El mandamiento principal
La cuestión de cuál era el mandamiento principal se discutía entre los maestros de la Ley en tiempo de Jesús. Para unos, lo más sagrado era el descanso del sábado. Los evangelios atestiguan los conflictos que tuvo Jesús con los rabinos porque curaba enfermos en sábado. Con una casuística ridícula, un montón de actividades o movimientos se equiparaban a “trabajar” a efectos del descanso sabático. Criticaban a los discípulos de Jesús porque un sábado, pasando junto a un campo de trigo, habían cogido unas espigas, las desgranaban y comían los granos: desgranar espigas era trabajar, como si trillaran. En el Israel actual, a pesar de que no todos los ciudadanos son judíos practicantes, en los hoteles los ascensores se programan durante todo el sábado de modo que estén sin parar subiendo y bajando y parando en todos los pisos, porque apretar el botón sería como trabajar. Dar la luz apretando el interruptor es como la antigua laboriosa tarea de encender el fuego frotando unas maderas. Y para algunos un huevo de gallina puesto en sábado es pecaminoso y no se puede comer. En una ocasión le dijeron a Jesús: “Tienes seis días para curar enfermos. ¿Por qué lo haces en sábado?” Da un poco la impresión de que, en efecto, Jesús lo hacía expresamente, para desautorizar el legalismo farisaico.
Para otros, lo más apremiante era la pureza de los alimentos. En esto aquella serpiente que ampliaba la ley daba muchas vueltas. No sólo no podían comer alimentos prohibidos, no sólo no comer con paganos qué quién sabe qué habían preparado, sino ni siquiera entrar en casa de un pagano, porque podía haber, flotando en el aire, partículas de alimentos impuros. Conociendo esta prohibición, el centurión que tenía un criado enfermo dice a Jesús: “Ya sé que vosotros, los judíos piadosos, no podéis entrar en una casa pagana, como la mía, pero no soy digno de que entres. Sé que bastará con que lo digas de palabra, a distancia”. Y en la madrugada del Viernes Santo los dirigentes judíos no entran en el pretorio para no contaminarse y Pilato tiene que salir a su encuentro, pero no tienen escrúpulo en pedir la sangre de un inocente.
Según Mateo, los fariseos que preguntan a Jesús por el mandamiento principal lo hacen de buena fe, contentos al ver que ha hecho callar a los saduceos que no creían en la resurrección. Y Jesús afirma que lo más importante no es ni el reposo del sábado ni la pureza de los alimentos, sino amar a Dios de todo corazón. Pero añade algo más. Le habían preguntado por el mandamiento principal, pero les dice que hay un segundo mandamiento no menos importante, que es amar al prójimo como a uno mismo.

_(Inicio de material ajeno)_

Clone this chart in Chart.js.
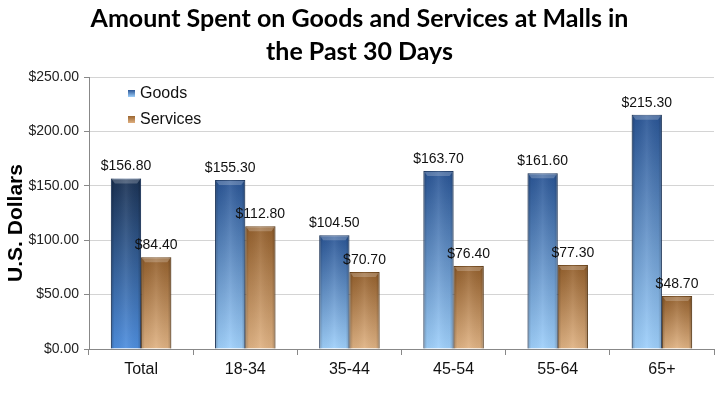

Los moralistas cristianos nunca han negado la principalidad del mandamiento del amor, pero a veces, con su casuística complicada, se han fijado tanto en normas secundarias, como la serpiente de los rabinos, que parecían olvidar lo principal. El Vaticano II nos ha enseñado la jerarquía de las verdades.
Dios hizo a san Juan XXIII una doble gracia, que lo ha sido para toda la Iglesia: la primera fue una preocupación, que asoma ya en sus escritos de cuando era seminarista, por distinguir lo esencial de lo secundario. La segunda fue acertar en el juicio, porque tan fatal es aferrarse a cosas secundarias (lo que según Congar constituye la esencia del fariseísmo) como despreciar cosas esenciales. Juan XXIII traspasó este doble carisma al concilio Vaticano II, al que encomendó la tarea de redescubrir lo esencial de la vida cristiana y relativizar lo secundario. A esta misión la llamó aggiornamento, “puesta al día”.